begin DATA SECTION

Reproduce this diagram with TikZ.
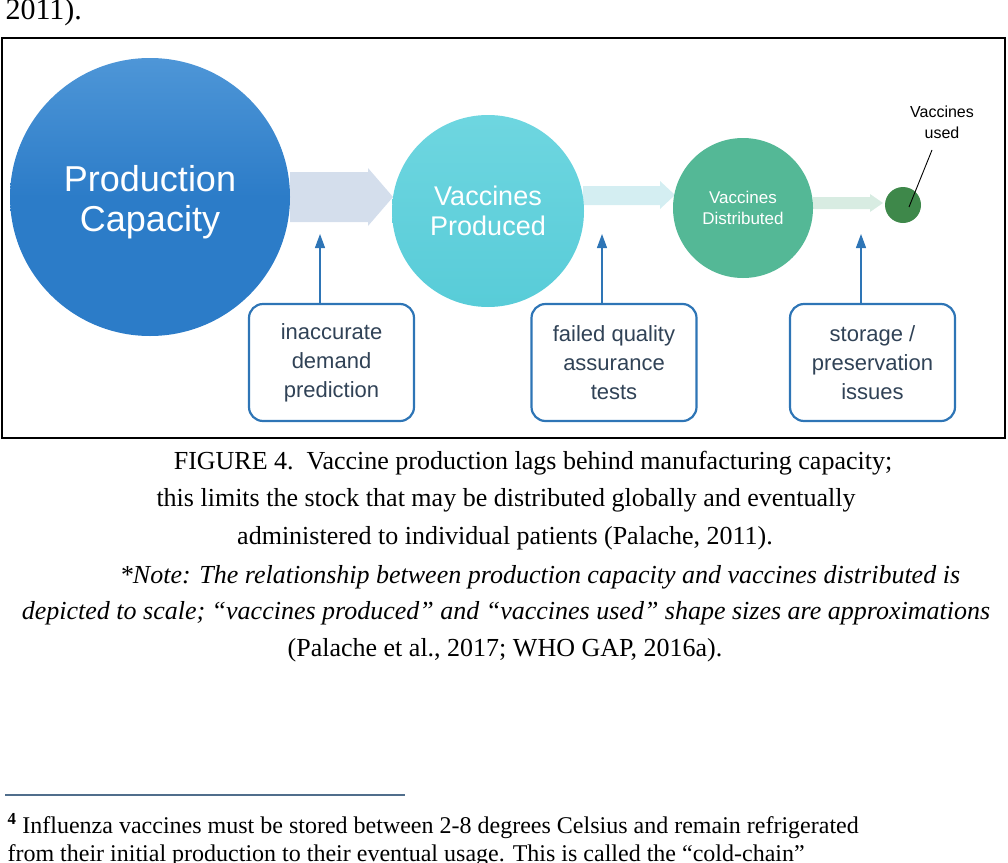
\documentclass[tikz,border=0pt]{standalone}
\usepackage{fontspec}
\setmainfont{Liberation Serif}
\newfontfamily\arialf{Liberation Sans}
\usetikzlibrary{arrows.meta}
\definecolor{bluebig}{RGB}{44,124,200}
\definecolor{bluetop}{RGB}{78,150,215}
\definecolor{cyanc}{RGB}{88,204,216}
\definecolor{cyantop}{RGB}{110,214,224}
\definecolor{greenc}{RGB}{84,184,150}
\definecolor{dotc}{RGB}{62,136,74}
\definecolor{arr1}{RGB}{212,222,236}
\definecolor{arr2}{RGB}{212,238,242}
\definecolor{arr3}{RGB}{216,236,226}
\definecolor{boxb}{RGB}{46,117,182}
\definecolor{boxt}{RGB}{48,66,86}
\tikzset{
  lbl/.style={text=white, align=center},
  issue/.style={draw=boxb, line width=2.2pt, rounded corners=14pt, minimum width=165pt, minimum height=117pt, text=boxt, font=\arialf\fontsize{22}{29}\selectfont, align=center},
  up/.style={draw=boxb, line width=1.2pt, -{Triangle[width=10pt,length=14pt]}},
  captxt/.style={font=\fontsize{26}{30}\selectfont, anchor=center},
}
\begin{document}
\begin{tikzpicture}[x=1pt,y=-1pt]
\useasboundingbox (0,0) rectangle (1008,862);
\node[anchor=west, font=\fontsize{30}{30}\selectfont] (top) at (2,12) {2011).};
\draw[line width=2pt] (2,38) rectangle (1005,438);
% arrows
\fill[arr1] (290,172) -- (368,172) -- (368,168) -- (393,197) -- (368,226) -- (368,222) -- (290,222) -- cycle;
\fill[arr2] (583,186) -- (660,186) -- (660,181) -- (675,195) -- (660,209) -- (660,205) -- (583,205) -- cycle;
\fill[arr3] (813,197) -- (870,197) -- (870,194) -- (883,203) -- (870,212) -- (870,209) -- (813,209) -- cycle;
% circles
\shade[top color=bluetop, bottom color=bluebig, middle color=bluebig] (150,197) ellipse [x radius=140, y radius=139];
\node[lbl, font=\arialf\fontsize{36}{40}\selectfont] (pc) at (150,202) {Production\\Capacity};
\shade[top color=cyantop, bottom color=cyanc] (488,211) ellipse [x radius=96, y radius=96];
\node[lbl, font=\arialf\fontsize{27}{30}\selectfont] (vp) at (488,211) {Vaccines\\Produced};
\fill[greenc] (743,208) circle (70);
\node[lbl, font=\arialf\fontsize{17}{21}\selectfont] (vd) at (743,208) {Vaccines\\Distributed};
\fill[dotc] (903,205) circle (18);
\coordinate (dot) at (909,207);
\node[font=\arialf\fontsize{16}{21}\selectfont, align=center] (vu) at (942,122) {Vaccines\\used};
\coordinate (vuf) at (932,150);
\draw[line width=0.9pt] (vuf) -- (dot);
% issue boxes
\node[issue] (b1) at (331.5,362.5) {inaccurate\\demand\\prediction};
\node[issue] (b2) at (614,362.5) {failed quality\\assurance\\tests};
\node[issue] (b3) at (872.5,362.5) {storage /\\preservation\\issues};
\coordinate (t1) at (320,234);
\coordinate (t2) at (602,234);
\coordinate (t3) at (861,234);
\draw[up] (t1 |- b1.north) -- (t1);
\draw[up] (t2 |- b2.north) -- (t2);
\draw[up] (t3 |- b3.north) -- (t3);
% caption
\node[captxt] (c1) at (533,463) {FIGURE 4.\ \ Vaccine production lags behind manufacturing capacity;};
\node[captxt] (c2) at (506,500) {this limits the stock that may be distributed globally and eventually};
\node[captxt] (c3) at (505,538) {administered to individual patients (Palache, 2011).};
\node[captxt, font=\itshape\fontsize{26}{30}\selectfont] (c4) at (540,577) {*Note: The relationship between production capacity and vaccines distributed is};
\node[captxt, font=\itshape\fontsize{26}{30}\selectfont] (c5) at (506,613) {depicted to scale; “vaccines produced” and “vaccines used” shape sizes are approximations};
\node[captxt] (c6) at (505,650) {(Palache et al., 2017; WHO GAP, 2016a).};
% footnote
\draw[line width=1.5pt, draw={rgb,255:red,80;green,110;blue,140}] (5,795) -- (405,795);
\node[anchor=west, font=\fontsize{24}{28}\selectfont] (f1) at (4,826) {\textsuperscript{\textbf{4}} Influenza vaccines must be stored between 2-8 degrees Celsius and remain refrigerated};
\node[anchor=west, font=\fontsize{24}{28}\selectfont] (f2) at (4,856) {from their initial production to their eventual usage. This is called the “cold-chain”};
\end{tikzpicture}
\end{document}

end DATA SECTION

■ PROMPT:
Transcribe the full listing above exactly as it stands, minus the pictures.

■ PROBLEM SOLUTION:
Reproduce this diagram with TikZ.
\documentclass[tikz,border=0pt]{standalone}
\usepackage{fontspec}
\setmainfont{Liberation Serif}
\newfontfamily\arialf{Liberation Sans}
\usetikzlibrary{arrows.meta}
\definecolor{bluebig}{RGB}{44,124,200}
\definecolor{bluetop}{RGB}{78,150,215}
\definecolor{cyanc}{RGB}{88,204,216}
\definecolor{cyantop}{RGB}{110,214,224}
\definecolor{greenc}{RGB}{84,184,150}
\definecolor{dotc}{RGB}{62,136,74}
\definecolor{arr1}{RGB}{212,222,236}
\definecolor{arr2}{RGB}{212,238,242}
\definecolor{arr3}{RGB}{216,236,226}
\definecolor{boxb}{RGB}{46,117,182}
\definecolor{boxt}{RGB}{48,66,86}
\tikzset{
  lbl/.style={text=white, align=center},
  issue/.style={draw=boxb, line width=2.2pt, rounded corners=14pt, minimum width=165pt, minimum height=117pt, text=boxt, font=\arialf\fontsize{22}{29}\selectfont, align=center},
  up/.style={draw=boxb, line width=1.2pt, -{Triangle[width=10pt,length=14pt]}},
  captxt/.style={font=\fontsize{26}{30}\selectfont, anchor=center},
}
\begin{document}
\begin{tikzpicture}[x=1pt,y=-1pt]
\useasboundingbox (0,0) rectangle (1008,862);
\node[anchor=west, font=\fontsize{30}{30}\selectfont] (top) at (2,12) {2011).};
\draw[line width=2pt] (2,38) rectangle (1005,438);
% arrows
\fill[arr1] (290,172) -- (368,172) -- (368,168) -- (393,197) -- (368,226) -- (368,222) -- (290,222) -- cycle;
\fill[arr2] (583,186) -- (660,186) -- (660,181) -- (675,195) -- (660,209) -- (660,205) -- (583,205) -- cycle;
\fill[arr3] (813,197) -- (870,197) -- (870,194) -- (883,203) -- (870,212) -- (870,209) -- (813,209) -- cycle;
% circles
\shade[top color=bluetop, bottom color=bluebig, middle color=bluebig] (150,197) ellipse [x radius=140, y radius=139];
\node[lbl, font=\arialf\fontsize{36}{40}\selectfont] (pc) at (150,202) {Production\\Capacity};
\shade[top color=cyantop, bottom color=cyanc] (488,211) ellipse [x radius=96, y radius=96];
\node[lbl, font=\arialf\fontsize{27}{30}\selectfont] (vp) at (488,211) {Vaccines\\Produced};
\fill[greenc] (743,208) circle (70);
\node[lbl, font=\arialf\fontsize{17}{21}\selectfont] (vd) at (743,208) {Vaccines\\Distributed};
\fill[dotc] (903,205) circle (18);
\coordinate (dot) at (909,207);
\node[font=\arialf\fontsize{16}{21}\selectfont, align=center] (vu) at (942,122) {Vaccines\\used};
\coordinate (vuf) at (932,150);
\draw[line width=0.9pt] (vuf) -- (dot);
% issue boxes
\node[issue] (b1) at (331.5,362.5) {inaccurate\\demand\\prediction};
\node[issue] (b2) at (614,362.5) {failed quality\\assurance\\tests};
\node[issue] (b3) at (872.5,362.5) {storage /\\preservation\\issues};
\coordinate (t1) at (320,234);
\coordinate (t2) at (602,234);
\coordinate (t3) at (861,234);
\draw[up] (t1 |- b1.north) -- (t1);
\draw[up] (t2 |- b2.north) -- (t2);
\draw[up] (t3 |- b3.north) -- (t3);
% caption
\node[captxt] (c1) at (533,463) {FIGURE 4.\ \ Vaccine production lags behind manufacturing capacity;};
\node[captxt] (c2) at (506,500) {this limits the stock that may be distributed globally and eventually};
\node[captxt] (c3) at (505,538) {administered to individual patients (Palache, 2011).};
\node[captxt, font=\itshape\fontsize{26}{30}\selectfont] (c4) at (540,577) {*Note: The relationship between production capacity and vaccines distributed is};
\node[captxt, font=\itshape\fontsize{26}{30}\selectfont] (c5) at (506,613) {depicted to scale; “vaccines produced” and “vaccines used” shape sizes are approximations};
\node[captxt] (c6) at (505,650) {(Palache et al., 2017; WHO GAP, 2016a).};
% footnote
\draw[line width=1.5pt, draw={rgb,255:red,80;green,110;blue,140}] (5,795) -- (405,795);
\node[anchor=west, font=\fontsize{24}{28}\selectfont] (f1) at (4,826) {\textsuperscript{\textbf{4}} Influenza vaccines must be stored between 2-8 degrees Celsius and remain refrigerated};
\node[anchor=west, font=\fontsize{24}{28}\selectfont] (f2) at (4,856) {from their initial production to their eventual usage. This is called the “cold-chain”};
\end{tikzpicture}
\end{document}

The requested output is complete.